Some of the most difficult intercompany agreements to create are ones that apply to profit splits.
As for any intercompany transaction, it’s not enough for the agreements to faithfully implement the intended TP policies. The agreements must also map the profit splitting arrangement against what is happening from a legal perspective. Otherwise there’ll be a disconnect with reality, and it'll be hard to describe the 'actual transaction'.
One of the central questions here involves the ownership of intangible assets and IP, which usually play a central role in profit split arrangements. Relevant factors to be clarified in the relevant intercompany agreement therefore include:
- The legal nature of the relevant intangible assets
- The current legal and beneficial ownership of pre-existing intangible assets
- The intended ownership of intangible assets created during the period of the arrangement
- The treatment of those assets on termination of the arrangements
Legal joint ownership of the relevant intangible assets is possible – this can be reflected in split beneficial ownership, or (more usually) the grant of exclusive licences. However, legal joint ownership can make it more complicated for the group to manage those assets in the future.
It’s similar to split shareholding structures in subsidiaries: they often seem like a good idea at the time (e.g. when implementing group reorganisations), but in my experience they almost always create ongoing complications and additional costs for the group.
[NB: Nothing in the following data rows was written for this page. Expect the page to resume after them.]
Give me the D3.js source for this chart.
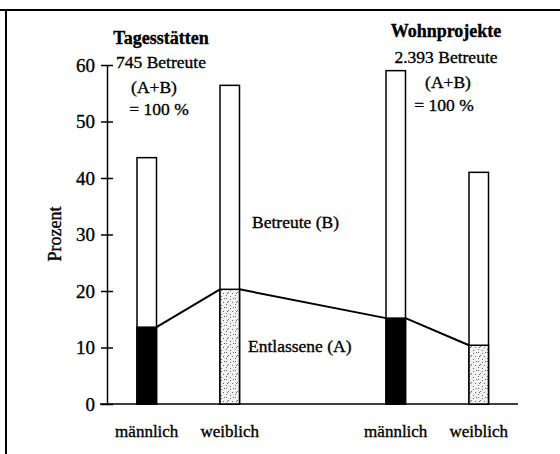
<!DOCTYPE html>
<html><head><meta charset="utf-8">
<script src="https://cdn.jsdelivr.net/npm/d3@7"></script>
<style>
html,body{margin:0;padding:0;background:#fff;}
svg{display:block;}
text{font-family:"Liberation Serif","Times New Roman",serif;fill:#000;stroke:#000;stroke-width:0.35px;}
</style></head>
<body>
<svg id="chart" width="560" height="454"></svg>
<script>
// ---- data ----
const slots = ["Tm", "Tw", "gap", "Wm", "Ww"];
const barSlots = ["Tm", "Tw", "Wm", "Ww"];
const barLabels = ["männlich", "weiblich", "männlich", "weiblich"];
const betreute = [43.6, 56.4, 59.0, 41.0];     // total bar height (A+B share, %)
const entlassene = [13.6, 20.3, 15.2, 10.4];   // A share, %
const fillType = ["solid", "dots", "solid", "dots"];
const yTicks = [0, 10, 20, 30, 40, 50, 60];
const groupTitles = ["Tagesstätten", "Wohnprojekte"];
const groupSubtitles = [["745 Betreute", "(A+B)", "= 100 %"], ["2.393 Betreute", "(A+B)", "= 100 %"]];
const yLabel = "Prozent";
const labelB = "Betreute (B)";
const labelA = "Entlassene (A)";

const svg = d3.select("#chart");

// frame
svg.append("line").attr("x1", 0).attr("x2", 560).attr("y1", 10).attr("y2", 10).attr("stroke", "#000").attr("stroke-width", 2);
svg.append("line").attr("x1", 6).attr("x2", 6).attr("y1", 10).attr("y2", 454).attr("stroke", "#000").attr("stroke-width", 2);

// stipple pattern
const defs = svg.append("defs");
const pat = defs.append("pattern").attr("id", "dots").attr("patternUnits", "userSpaceOnUse")
  .attr("width", 9).attr("height", 9);
pat.append("rect").attr("width", 9).attr("height", 9).attr("fill", "#f2f2f2");
[[1,1],[5,2],[3,4],[7,5],[1,7],[5,8],[8,1],[2,5]].forEach(p => {
  pat.append("rect").attr("x", p[0]).attr("y", p[1]).attr("width", 1).attr("height", 1).attr("fill", "#666");
});

const x = d3.scaleBand().domain(slots).range([137, 488.5]).paddingInner(0.765).paddingOuter(0);
const y = d3.scaleLinear().domain([0, 60]).range([404, 65]);

// y axis
const axisX = 107;
const yAxis = d3.axisLeft(y).tickValues(yTicks).tickSize(0).tickPadding(12);
const ag = svg.append("g").attr("transform", `translate(${axisX},0)`).call(yAxis);
ag.select(".domain").attr("stroke", "#000").attr("stroke-width", 1.5);
ag.selectAll(".tick text").style("font-size", "19px").attr("font-family", null);
ag.selectAll(".tick").append("line").attr("x1", -6).attr("x2", 6).attr("stroke", "#000").attr("stroke-width", 1.5);

// baseline
svg.append("line").attr("x1", 100).attr("x2", 518).attr("y1", y(0)).attr("y2", y(0)).attr("stroke", "#000").attr("stroke-width", 1.5);

// connecting line of A values
for (let i = 0; i < barSlots.length - 1; i++) {
  svg.append("line")
    .attr("x1", x(barSlots[i]) + x.bandwidth()).attr("y1", y(entlassene[i]))
    .attr("x2", x(barSlots[i + 1])).attr("y2", y(entlassene[i + 1]))
    .attr("stroke", "#000").attr("stroke-width", 2);
}

// bars
barSlots.forEach((s, i) => {
  const bx = x(s), bw = x.bandwidth();
  svg.append("rect").attr("x", bx).attr("y", y(betreute[i])).attr("width", bw)
    .attr("height", y(0) - y(betreute[i])).attr("fill", "#fff").attr("stroke", "#000").attr("stroke-width", 1.5);
  svg.append("rect").attr("x", bx).attr("y", y(entlassene[i])).attr("width", bw)
    .attr("height", y(0) - y(entlassene[i]))
    .attr("fill", fillType[i] === "solid" ? "#000" : "url(#dots)")
    .attr("stroke", "#000").attr("stroke-width", 1.5);
  svg.append("text").attr("x", bx + bw / 2).attr("y", 437).attr("text-anchor", "middle")
    .style("font-size", "17px").text(barLabels[i]);
});

// group titles
const titleX = [161, 446];
const titleY = [44, 37];
const subY = [[68, 93, 115], [63, 88, 111]];
const subDx = [[0, -7, -2], [0, 2, -2]];
groupTitles.forEach((t, g) => {
  svg.append("text").attr("x", titleX[g]).attr("y", titleY[g]).attr("text-anchor", "middle")
    .style("font-size", "18px").style("font-weight", "bold").text(t);
  groupSubtitles[g].forEach((s, k) => {
    svg.append("text").attr("x", titleX[g] + subDx[g][k]).attr("y", subY[g][k]).attr("text-anchor", "middle")
      .style("font-size", "17.5px").text(s);
  });
});

// inline labels
svg.append("text").attr("x", 252).attr("y", 228).style("font-size", "17.5px").text(labelB);
svg.append("text").attr("x", 248).attr("y", 352).style("font-size", "17.5px").text(labelA);

// y label
svg.append("text").attr("transform", "translate(61,234) rotate(-90)").attr("text-anchor", "middle")
  .style("font-size", "18px").text(yLabel);
</script>
</body></html>
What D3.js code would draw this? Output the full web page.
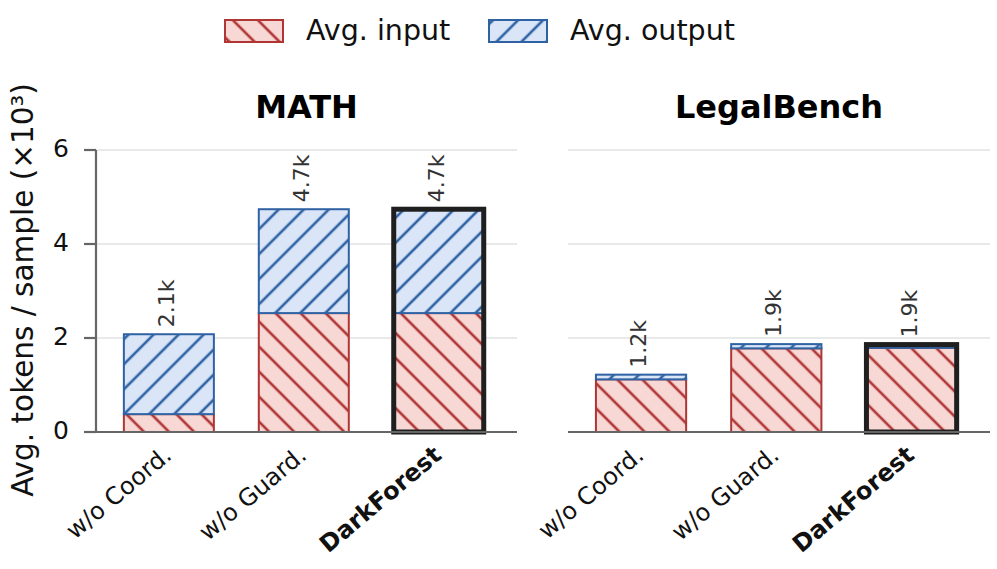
<!DOCTYPE html>
<html lang="en">
<head>
<meta charset="UTF-8">
<title>Avg tokens per sample</title>
<script src="https://d3js.org/d3.v7.min.js"></script>
<style>
  body { margin: 0; background: #fff; }
  text { font-family: "DejaVu Sans", sans-serif; }
</style>
</head>
<body>
<script>
// data (x10^3 tokens)
var variants = ["w/o Coord.", "w/o Guard.", "DarkForest"];
var datasets = ["MATH", "LegalBench"];
var avgInput = [[0.38, 2.53, 2.53], [1.12, 1.78, 1.79]];
var avgOutput = [[1.70, 2.21, 2.21], [0.10, 0.09, 0.07]];
var yTicks = [0, 2, 4, 6];

var width = 997, height = 569;
var panels = [{x0: 96, x1: 517}, {x0: 568, x1: 990}];

var svg = d3.select("body").append("svg")
    .attr("width", width)
    .attr("height", height);

// hatch patterns
var defs = svg.append("defs");
function hatch(id, fill, stroke, angle) {
    var s = 17.7;
    var p = defs.append("pattern")
        .attr("id", id)
        .attr("patternUnits", "userSpaceOnUse")
        .attr("width", s).attr("height", s)
        .attr("patternTransform", "rotate(" + angle + ")");
    p.append("rect").attr("width", s).attr("height", s).attr("fill", fill);
    p.append("line").attr("x1", 0).attr("x2", s).attr("y1", s / 2).attr("y2", s / 2)
        .attr("stroke", stroke).attr("stroke-width", 2.6);
}
var inColor = "#b03535", outColor = "#2f62a3";
hatch("hIn", "#f8d8d5", inColor, 45);
hatch("hOut", "#dae6f8", outColor, -45);

var y = d3.scaleLinear().domain([0, 6]).range([432, 150]);

panels.forEach(function(pn, pi) {
    var x = d3.scaleLinear().domain([-0.54, 2.58]).range([pn.x0, pn.x1]);
    var bw = x(0.667) - x(0);
    var g = svg.append("g");

    // gridlines
    g.selectAll(".grid").data(yTicks.slice(1)).enter().append("line")
        .attr("x1", pn.x0).attr("x2", pn.x1)
        .attr("y1", function(d) { return y(d); })
        .attr("y2", function(d) { return y(d); })
        .attr("stroke", "#e2e2e2").attr("stroke-width", 1.5);

    // title
    g.append("text")
        .attr("x", (pn.x0 + pn.x1) / 2).attr("y", 118)
        .attr("text-anchor", "middle")
        .attr("font-size", 32).attr("font-weight", "bold")
        .text(datasets[pi]);

    variants.forEach(function(v, i) {
        var cx = x(i);
        var inp = avgInput[pi][i], out = avgOutput[pi][i];
        g.append("rect")
            .attr("x", cx - bw / 2).attr("width", bw)
            .attr("y", y(inp)).attr("height", y(0) - y(inp))
            .attr("fill", "url(#hIn)").attr("stroke", inColor).attr("stroke-width", 2);
        g.append("rect")
            .attr("x", cx - bw / 2).attr("width", bw)
            .attr("y", y(inp + out)).attr("height", y(inp) - y(inp + out))
            .attr("fill", "url(#hOut)").attr("stroke", outColor).attr("stroke-width", 2);
        if (v === "DarkForest") {
            g.append("rect")
                .attr("x", cx - bw / 2).attr("width", bw)
                .attr("y", y(inp + out)).attr("height", y(0) - y(inp + out))
                .attr("fill", "none").attr("stroke", "#1f1f1f").attr("stroke-width", 5);
        }
        // value label
        var total = inp + out;
        g.append("text")
            .attr("transform", "translate(" + (cx - 1) + "," + (y(total) - 7) + ") rotate(-90)")
            .attr("dominant-baseline", "middle")
            .attr("font-size", 22).attr("fill", "#333")
            .text(total.toFixed(1) + "k");
        // x tick label
        g.append("text")
            .attr("transform", "translate(" + (cx - 7) + "," + 444 + ") rotate(-40)")
            .attr("text-anchor", "end")
            .attr("dominant-baseline", "hanging")
            .attr("font-size", 24)
            .attr("font-weight", v === "DarkForest" ? "bold" : "normal")
            .attr("fill", "#111")
            .text(v);
    });

    // bottom spine
    g.append("line")
        .attr("x1", pn.x0).attr("x2", pn.x1)
        .attr("y1", y(0)).attr("y2", y(0))
        .attr("stroke", "#666").attr("stroke-width", 2.2);

    if (pi === 0) {
        g.append("line")
            .attr("x1", pn.x0).attr("x2", pn.x0)
            .attr("y1", y(6)).attr("y2", y(0) + 1)
            .attr("stroke", "#666").attr("stroke-width", 2.2);
        g.selectAll(".tick").data(yTicks).enter().append("line")
            .attr("x1", pn.x0 - 12).attr("x2", pn.x0)
            .attr("y1", function(d) { return y(d); })
            .attr("y2", function(d) { return y(d); })
            .attr("stroke", "#666").attr("stroke-width", 2.2);
        g.selectAll(".tl").data(yTicks).enter().append("text")
            .attr("x", pn.x0 - 27).attr("y", function(d) { return y(d); })
            .attr("text-anchor", "end").attr("dominant-baseline", "middle")
            .attr("font-size", 25).attr("fill", "#111")
            .text(function(d) { return d; });
    }
});

// y label
svg.append("text")
    .attr("transform", "translate(24,290) rotate(-90)")
    .attr("text-anchor", "middle").attr("dominant-baseline", "middle")
    .attr("font-size", 29.5).attr("fill", "#111")
    .text("Avg. tokens / sample (×10³)");

// legend
var legend = [{label: "Avg. input", fill: "url(#hIn)", stroke: inColor, x: 225},
              {label: "Avg. output", fill: "url(#hOut)", stroke: outColor, x: 489}];
legend.forEach(function(l) {
    svg.append("rect")
        .attr("x", l.x).attr("y", 20).attr("width", 58).attr("height", 22)
        .attr("fill", l.fill).attr("stroke", l.stroke).attr("stroke-width", 2);
    svg.append("text")
        .attr("x", l.x + 81).attr("y", 32)
        .attr("dominant-baseline", "middle")
        .attr("font-size", 28.5).attr("fill", "#111")
        .text(l.label);
});
</script>
</body>
</html>
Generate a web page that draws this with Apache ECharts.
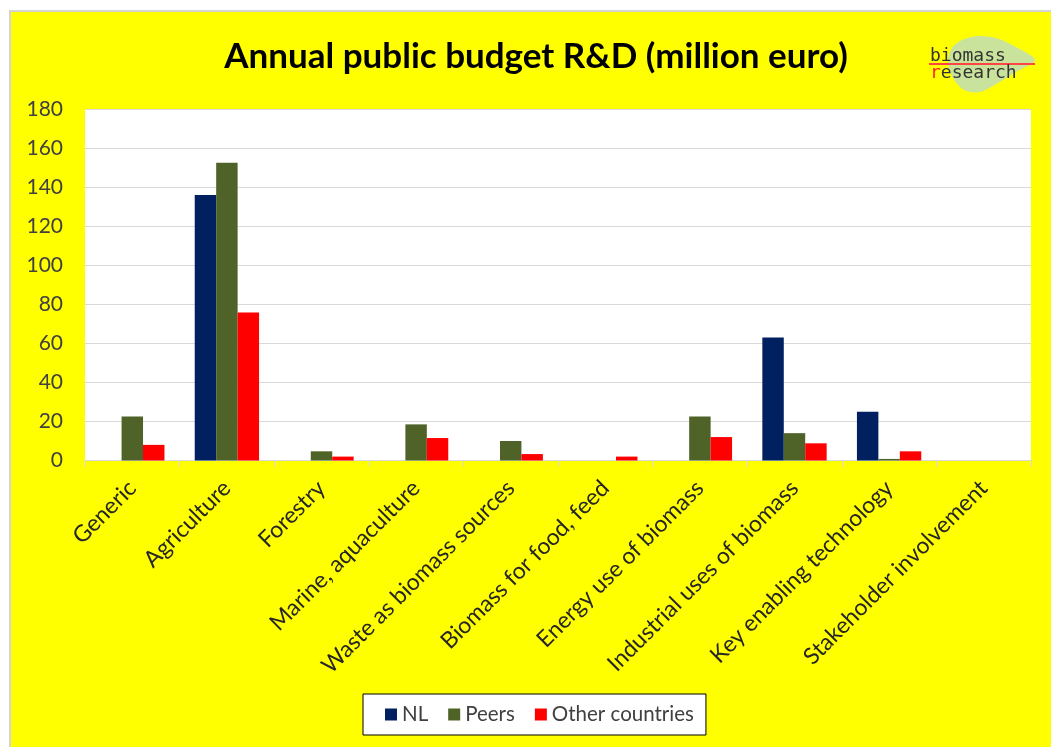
<!DOCTYPE html>
<html>
<head>
<meta charset="utf-8">
<script src="https://cdn.jsdelivr.net/npm/echarts@6/dist/echarts.min.js"></script>
<style>
html,body{margin:0;padding:0;background:#fff;}
#c{width:1051px;height:747px;}
</style>
</head>
<body>
<div id="c"></div>
<script>
const categories = ["Generic","Agriculture","Forestry","Marine, aquaculture","Waste as biomass sources","Biomass for food, feed","Energy use of biomass","Industrial uses of biomass","Key enabling technology","Stakeholder involvement"];
const nlValues = [0,136,0,0,0,0,0,63,25,0];
const peersValues = [22.5,152.5,4.7,18.5,10,0,22.5,14,0.8,0];
const otherValues = [8,75.8,2,11.5,3.3,2,12,8.8,4.7,0];
const seriesNames = ["NL","Peers","Other countries"];
const yTicks = {min:0,max:180,interval:20};

const FONT = 'Lato, "Open Sans", sans-serif';
const MONO = '18px "DejaVu Sans Mono", monospace';
const chart = echarts.init(document.getElementById('c'), null, {renderer:'canvas'});
chart.setOption({
  backgroundColor:'transparent',
  animation:false,
  graphic:[
    {type:'rect',z:-10,shape:{x:10,y:11,width:1050,height:745},style:{fill:'#FFFF00',stroke:'#d4d4d4',lineWidth:2}},
    {type:'polygon',z:-5,shape:{smooth:0.3,points:[[948,62],[952,48],[962,40],[978,36],[996,38],[1014,46],[1035,60],[1016,72],[998,83],[980,92],[964,90],[953,78]]},style:{fill:'#c9e29c'}},
    {type:'text',z:5,style:{x:930,y:47,text:'biomass',font:MONO,fill:'#333333'}},
    {type:'line',z:5,shape:{x1:929,y1:64,x2:1035,y2:64},style:{stroke:'#ff4444',lineWidth:2}},
    {type:'text',z:5,style:{x:930,y:64,text:'{r|r}{t|esearch}',rich:{r:{fill:'#ff2020',font:MONO},t:{fill:'#333333',font:MONO}}}}
  ],
  title:{text:'Annual public budget R&D (million euro)',left:531,textAlign:'center',top:34,
    textStyle:{fontFamily:FONT,fontWeight:'bold',fontSize:35,color:'#000'}},
  legend:{data:seriesNames,left:363,top:694,itemWidth:12,itemHeight:12,itemGap:20,
    padding:[10,12,10,22],backgroundColor:'#fff',borderColor:'#000',borderWidth:1,borderRadius:0,
    icon:'rect',textStyle:{fontFamily:FONT,fontSize:20.5,color:'#404040'}},
  grid:{left:85,right:20,top:109,bottom:286.5,show:true,backgroundColor:'#fff',borderWidth:0},
  xAxis:{type:'category',data:categories,
    axisLine:{lineStyle:{color:'#d9d9d9',width:1}},
    axisTick:{show:true,length:6,lineStyle:{color:'#d9d9d9'}},
    axisLabel:{rotate:45,interval:0,margin:24,fontFamily:FONT,fontSize:23,color:'#262626'}},
  yAxis:{type:'value',min:yTicks.min,max:yTicks.max,interval:yTicks.interval,
    axisLine:{show:false},axisTick:{show:false},
    splitLine:{lineStyle:{color:'#d9d9d9',width:1}},
    axisLabel:{margin:22,fontFamily:FONT,fontSize:21,color:'#404040'}},
  series:[
    {name:seriesNames[0],type:'bar',data:nlValues,itemStyle:{color:'#002060'},barGap:'0%',barCategoryGap:'32%'},
    {name:seriesNames[1],type:'bar',data:peersValues,itemStyle:{color:'#4F6228'},barGap:'0%',barCategoryGap:'32%'},
    {name:seriesNames[2],type:'bar',data:otherValues,itemStyle:{color:'#FF0000'},barGap:'0%',barCategoryGap:'32%'}
  ]
});
</script>
</body>
</html>
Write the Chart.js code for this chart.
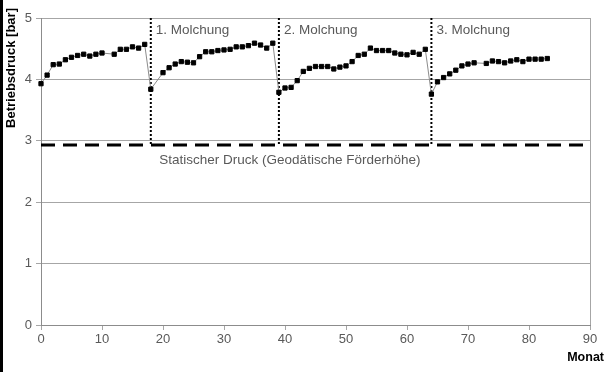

Of course, with profit splits, ownership of intangible assets is not the only foundational issue. Another involves the fundamental question of whether the profits to be split relate to the ‘actual profits’ or the ‘anticipated profits’ (see section C.4.1 para 2.158 of the OECD TPG). This has a profound impact on the drafting of the payment clauses and on the allocation of market risks and related risks. We’ll address this in a future blog.